With a passive facial expression, an anonymous character crosses a fence in a state of complete coordination. His right palm is held upright towards the unlawful receivers in an attempt to stop them immediately from trespassing. Simultaneously amorphous and definite, his enigmatic profile is symbolic of “the establishment,” also referred to as the bosses, the influential politicians, the well-connected upper-class, those undetermined and yet so pronounced. In Headquarter (2021), the artist offers an intimate portrait of this invisible force. Modest in scale but monumental in authority, he devours grains with such intensity that they spill out of the canvas, pilling onto the floor.

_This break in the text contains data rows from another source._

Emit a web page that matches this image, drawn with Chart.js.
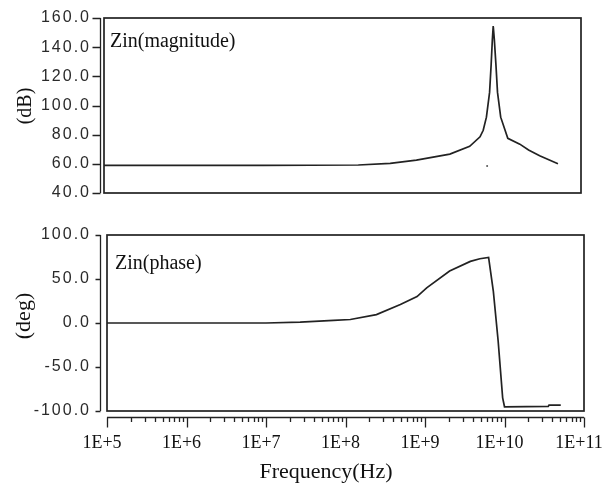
<!DOCTYPE html>
<html>
<head>
<meta charset="utf-8">
<title>Zin magnitude and phase</title>
<script src="https://cdn.jsdelivr.net/npm/chart.js@4.4.1/dist/chart.umd.min.js"></script>
<style>
  html, body { margin: 0; padding: 0; background: #fff; }
  #wrap { position: relative; width: 605px; height: 486px; overflow: hidden; }
  canvas { position: absolute; left: 0; }
  #magCanvas { top: 0; }
  #phaseCanvas { top: 205px; }
</style>
</head>
<body>
<div id="wrap">
  <canvas id="magCanvas" width="605" height="205"></canvas>
  <canvas id="phaseCanvas" width="605" height="281"></canvas>
</div>
<script>
// Input impedance sweep: magnitude (dB) and phase (deg) versus frequency (Hz)
const magFreq = [1e5, 1e7, 1.58e8, 3.98e8, 8.5e8, 2.24e9, 3.98e9, 5.37e9, 5.89e9, 6.46e9,
                 7.08e9, 7.41e9, 7.67e9, 7.87e9, 8.13e9, 8.51e9, 8.91e9, 9.77e9, 1.2e10,
                 1.7e10, 2.19e10, 3.02e10, 5.13e10];
const magDb   = [59.0, 59.0, 59.2, 60.3, 62.6, 66.7, 72.0, 78.5, 83.0, 92.0,
                 109.0, 128.0, 145.0, 154.5, 145.0, 128.0, 109.0, 92.0, 77.5,
                 73.5, 69.5, 65.5, 60.0];

// isolated sample below the resonance
const strayFreq = [6.6e9];
const strayDb   = [58.6];

const phaseFreq = [1e5, 1e7, 2.69e7, 7.08e7, 1.15e8, 2.45e8, 4.9e8, 7.94e8, 1.05e9, 2.04e9,
                   3.72e9, 4.9e9, 6.31e9, 7.24e9, 8.32e9, 9.48e9, 1.0e10, 3.55e10, 3.63e10, 5.1e10];
const phaseDeg  = [0.0, 0.0, 1.0, 3.0, 4.0, 9.5, 21.0, 30.0, 40.0, 59.0,
                   70.0, 73.0, 74.5, 36.0, -20.5, -85.0, -95.2, -94.8, -93.3, -93.3];

const decadeTicks = [1e5, 1e6, 1e7, 1e8, 1e9, 1e10, 1e11];
const magTicks    = [40, 60, 80, 100, 120, 140, 160];
const phaseTicks  = [-100, -50, 0, 50, 100];

const INK = '#222';
const SERIF = '"Liberation Serif", "Times New Roman", serif';
const SANS = '"Liberation Sans", Arial, sans-serif';

function toPoints(xs, ys) {
  return xs.map((x, i) => ({ x: x, y: ys[i] }));
}

// Frame, detached axes with tick marks, and the panel / axis captions
const panelFrame = {
  id: 'panelFrame',
  afterDatasetsDraw(chart) {
    // value labels of the y axis are drawn after this hook (ticks.z = 1), widely spaced
    chart.ctx.letterSpacing = '2px';
  },
  afterDraw(chart, args, o) {
    const ctx = chart.ctx;
    ctx.letterSpacing = '0px';
    const a = chart.chartArea;
    ctx.save();
    ctx.strokeStyle = INK;

    // plot frame
    ctx.lineWidth = 1.7;
    ctx.strokeRect(a.left, a.top, a.right - a.left, a.bottom - a.top);

    // y axis line with ticks
    const ys = chart.scales.y;
    const ax = a.left - o.yGap + 0.5;
    ctx.lineWidth = 1.3;
    ctx.beginPath();
    ctx.moveTo(ax, a.top);
    ctx.lineTo(ax, a.bottom);
    ys.ticks.forEach(t => {
      const py = Math.round(ys.getPixelForValue(t.value)) + 0.5;
      ctx.moveTo(ax, py);
      ctx.lineTo(ax - o.yTickLen, py);
    });
    ctx.stroke();

    // logarithmic frequency axis with decade and minor ticks
    if (o.xAxis) {
      const xs = chart.scales.x;
      const ay = a.bottom + o.xGap + 0.5;
      ctx.beginPath();
      ctx.moveTo(a.left, ay);
      ctx.lineTo(a.right, ay);
      for (let d = 0; d < decadeTicks.length; d++) {
        const dec = decadeTicks[d];
        const px = Math.round(xs.getPixelForValue(dec)) + 0.5;
        ctx.moveTo(px, ay);
        ctx.lineTo(px, ay + o.xMajorLen);
        if (d < decadeTicks.length - 1) {
          for (let m = 2; m <= 9; m++) {
            const mx = Math.round(xs.getPixelForValue(dec * m)) + 0.5;
            ctx.moveTo(mx, ay);
            ctx.lineTo(mx, ay + o.xMinorLen);
          }
        }
      }
      ctx.stroke();
    }

    // captions
    ctx.fillStyle = '#111';
    ctx.textAlign = 'left';
    ctx.textBaseline = 'alphabetic';
    ctx.font = '20px ' + SERIF;
    ctx.fillText(o.label, o.labelX, o.labelY);

    ctx.save();
    ctx.translate(o.yTitleX, o.yTitleY);
    ctx.rotate(-Math.PI / 2);
    ctx.textAlign = 'center';
    ctx.textBaseline = 'middle';
    ctx.font = o.yTitleSize + 'px ' + SERIF;
    ctx.fillText(o.yTitle, 0, 0);
    ctx.restore();

    if (o.xTitle) {
      ctx.textAlign = 'center';
      ctx.textBaseline = 'middle';
      ctx.font = '22px ' + SERIF;
      ctx.fillText(o.xTitle, o.xTitleX, o.xTitleY);
    }
    ctx.restore();
  }
};

function yScale(min, max, tickList, width, pad) {
  return {
    type: 'linear',
    min: min,
    max: max,
    afterBuildTicks: s => { s.ticks = tickList.map(v => ({ value: v })); },
    afterFit: s => { s.width = width; s.paddingTop = 0; s.paddingBottom = 0; },
    grid: { display: false, drawTicks: false },
    border: { display: false },
    ticks: {
      z: 1,
      padding: pad,
      color: '#2a2a2a',
      font: { family: SANS, size: 16 },
      callback: v => Number(v).toFixed(1)
    }
  };
}

const commonOpts = {
  responsive: false,
  animation: false,
  devicePixelRatio: 1,
  events: []
};

// magnitude panel
new Chart(document.getElementById('magCanvas'), {
  type: 'line',
  data: {
    datasets: [
      { data: toPoints(magFreq, magDb), borderColor: INK, borderWidth: 1.7,
        pointRadius: 0, tension: 0, fill: false },
      { data: toPoints(strayFreq, strayDb), showLine: false, pointRadius: 1,
        pointBorderWidth: 0, pointBackgroundColor: '#555' }
    ]
  },
  options: Object.assign({}, commonOpts, {
    layout: { padding: { top: 18, right: 24, bottom: 12, left: 0 } },
    plugins: {
      legend: { display: false },
      tooltip: { enabled: false },
      panelFrame: {
        label: 'Zin(magnitude)', labelX: 110, labelY: 46.5,
        yTitle: '(dB)', yTitleX: 26, yTitleY: 106, yTitleSize: 20,
        yGap: 4, yTickLen: 8, xAxis: false
      }
    },
    scales: {
      x: { type: 'logarithmic', min: 1e5, max: 1e11, display: false },
      y: yScale(40, 160, magTicks, 104, 13)
    }
  }),
  plugins: [panelFrame]
});

// phase panel
new Chart(document.getElementById('phaseCanvas'), {
  type: 'line',
  data: {
    datasets: [
      { data: toPoints(phaseFreq, phaseDeg), borderColor: INK, borderWidth: 1.7,
        pointRadius: 0, tension: 0, fill: false }
    ]
  },
  options: Object.assign({}, commonOpts, {
    layout: { padding: { top: 30, right: 21, bottom: 0, left: 0 } },
    plugins: {
      legend: { display: false },
      tooltip: { enabled: false },
      panelFrame: {
        label: 'Zin(phase)', labelX: 115, labelY: 63.5,
        yTitle: '(deg)', yTitleX: 24, yTitleY: 111, yTitleSize: 22,
        yGap: 7, yTickLen: 5,
        xAxis: true, xGap: 6, xMajorLen: 10, xMinorLen: 4.5,
        xTitle: 'Frequency(Hz)', xTitleX: 326, xTitleY: 267
      }
    },
    scales: {
      x: {
        type: 'logarithmic',
        min: 1e5,
        max: 1e11,
        afterBuildTicks: s => { s.ticks = decadeTicks.map(v => ({ value: v, major: true })); },
        afterFit: s => { s.height = 75; s.paddingLeft = 0; s.paddingRight = 0; },
        grid: { display: false, drawTicks: false },
        border: { display: false },
        ticks: {
          autoSkip: false,
          maxRotation: 0,
          padding: 21,
          labelOffset: -5,
          color: '#111',
          font: { family: SERIF, size: 18 },
          callback: v => '1E+' + Math.round(Math.log10(v))
        }
      },
      y: yScale(-100, 100, phaseTicks, 107, 16)
    }
  }),
  plugins: [panelFrame]
});
</script>
</body>
</html>
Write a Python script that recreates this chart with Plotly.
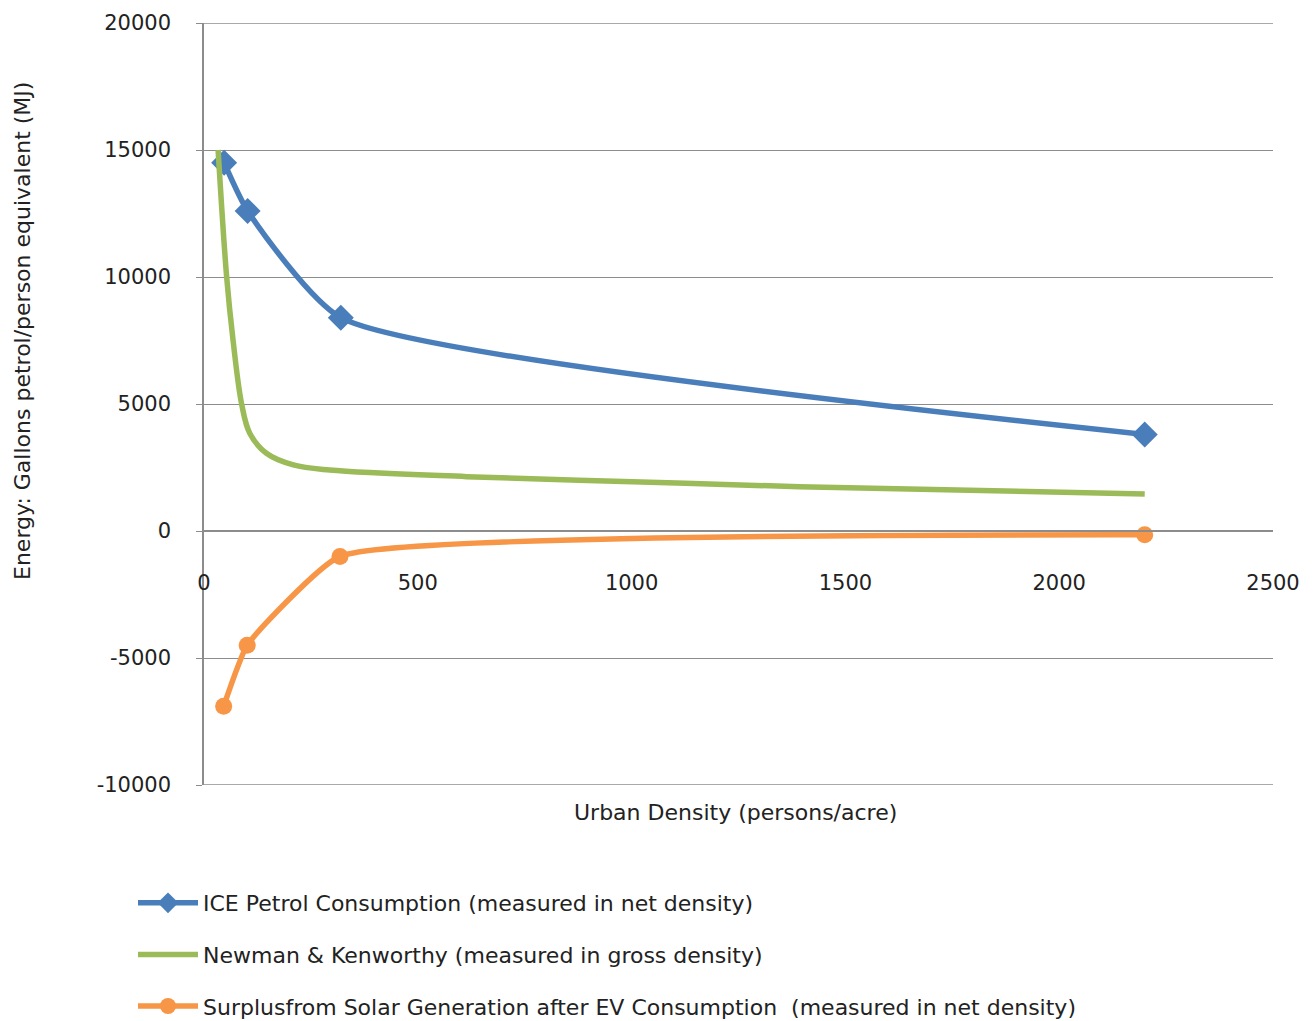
import plotly.graph_objects as go

# ---- data ----
ice_x = [47, 102, 320, 2200]
ice_y = [14500, 12600, 8400, 3800]

nk_x = [33, 53, 68, 88, 107, 146, 209, 294, 614, 1002, 1393, 2200]
nk_y = [15000, 10000, 7500, 5000, 3850, 3060, 2600, 2400, 2140, 1940, 1745, 1460]

solar_x = [46, 101, 318, 2200]
solar_y = [-6900, -4500, -1000, -150]

x_ticks = [0, 500, 1000, 1500, 2000, 2500]
y_ticks = [-10000, -5000, 0, 5000, 10000, 15000, 20000]

names = [
    "ICE Petrol Consumption (measured in net density)",
    "Newman & Kenworthy (measured in gross density)",
    "Surplusfrom Solar Generation after EV Consumption  (measured in net density)",
]
colors = ["#4A7EBB", "#9BBB59", "#F79646"]

FONT = "DejaVu Sans"
TXT = "#222222"
GRID = "#8C8C8C"

# plot area (page pixels) used to place the free titles
PL, PR, PT, PB = 204, 1273, 23, 785
PW, PH = PR - PL, PB - PT


def px_x(px):
    return (px - PL) / PW


def px_y(py):
    return (PB - py) / PH


fig = go.Figure()
fig.add_trace(go.Scatter(
    x=ice_x, y=ice_y, name=names[0], legendgroup="a",
    mode="lines+markers", line=dict(color=colors[0], width=5.5, shape="spline", smoothing=0.55),
    marker=dict(symbol="diamond", size=20, color=colors[0])))
fig.add_trace(go.Scatter(
    x=nk_x, y=nk_y, name=names[1], legendgroup="b",
    mode="lines", line=dict(color=colors[1], width=5.5, shape="spline", smoothing=1.0)))
fig.add_trace(go.Scatter(
    x=solar_x, y=solar_y, name=names[2], legendgroup="c",
    mode="lines+markers", line=dict(color=colors[2], width=5.5, shape="spline", smoothing=0.4),
    marker=dict(symbol="circle", size=17, color=colors[2])))

# the page body has an 8px margin, so the figure is drawn 8px smaller and offset
fig.update_layout(
    width=1305, height=1013,
    margin=dict(l=PL - 8, r=1313 - PR, t=PT - 8, b=1021 - PB, autoexpand=False),
    paper_bgcolor="white", plot_bgcolor="white",
    font=dict(family=FONT, size=22, color=TXT),
    showlegend=True,
    legend=dict(
        x=px_x(133), y=px_y(882), xanchor="left", yanchor="top",
        orientation="v", traceorder="grouped", tracegroupgap=20,
        font=dict(family=FONT, size=22, color=TXT),
        itemwidth=60, bgcolor="rgba(0,0,0,0)",
    ),
    xaxis=dict(
        range=[0, 2500], tickvals=x_ticks, ticktext=[str(v) for v in x_ticks],
        anchor="free", position=(0 - y_ticks[0]) / (y_ticks[-1] - y_ticks[0]),
        showgrid=False, zeroline=False, automargin=False,
        showline=True, linecolor=GRID, linewidth=1.5,
        ticks="", ticklabelstandoff=33,
        tickfont=dict(family=FONT, size=21, color=TXT),
    ),
    yaxis=dict(
        range=[y_ticks[0], y_ticks[-1]], tickvals=y_ticks,
        ticktext=[str(v) for v in y_ticks],
        showgrid=True, gridcolor=GRID, gridwidth=1.3,
        zeroline=False, automargin=False,
        showline=True, linecolor=GRID, linewidth=1.5,
        ticks="outside", ticklen=6, tickcolor=GRID,
        ticklabelstandoff=21,
        tickfont=dict(family=FONT, size=21, color=TXT),
    ),
    shapes=[
        dict(type="line", xref="paper", yref="y", x0=0, x1=1,
             y0=yv, y1=yv, line=dict(color=GRID, width=1.3), layer="below")
        for yv in (y_ticks[0], y_ticks[-1])
    ],
    annotations=[
        dict(text="Urban Density (persons/acre)", xref="paper", yref="paper",
             x=px_x(735), y=px_y(812), xanchor="center", yanchor="middle",
             showarrow=False, font=dict(family=FONT, size=22, color=TXT)),
        dict(text="Energy: Gallons petrol/person equivalent (MJ)", xref="paper", yref="paper",
             x=px_x(22), y=px_y(331), xanchor="center", yanchor="middle",
             textangle=-90, showarrow=False, font=dict(family=FONT, size=22, color=TXT)),
    ],
)

fig.write_html("out.html")
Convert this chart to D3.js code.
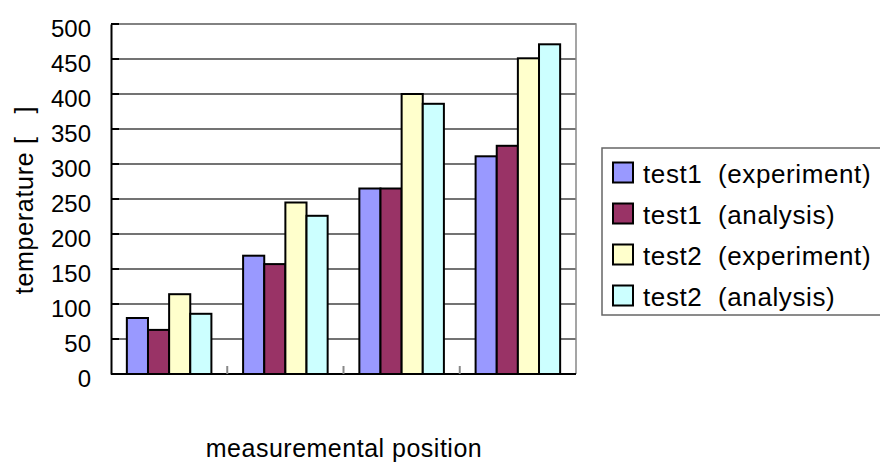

Also reaching the bottom surface is a headless giant made of fabric and hair that hangs from the ceiling, whose disproportionate pendulous arms stretch too far away from its body. The fragmented sculpture Capital Distancing (2021) and its performed video evoke with humour the breach between labour and value, questioning philosopher René Descartes’ understanding of bodies as extended, transportation vehicles of our independent minds. Featuring a persona seated at a dinner table, her green-tinted bare head echoes the lost commons and makes an allusion to the witchcraft trials, where the women accused were shaved so men could search for “witchery marks.” Within the bourgeois tableware, the subject, who dresses in the same ridiculously long garment that is suspended in the room, is being fed wheat in an absurd, puppet-like process. The distance is further reinforced by de Vivanco, who states “the hands produce, but are so far from the body of the producer. Labour works, the golden hands take.” In this disembodied transaction, the artist finds common ground by transforming violent histories of controlled bodies into sites of resistance that refuse capture.
Ivana de Vivanco’s Two Pennies for Myself and Tea at SCAN Projects, London runs until 30 September 2021.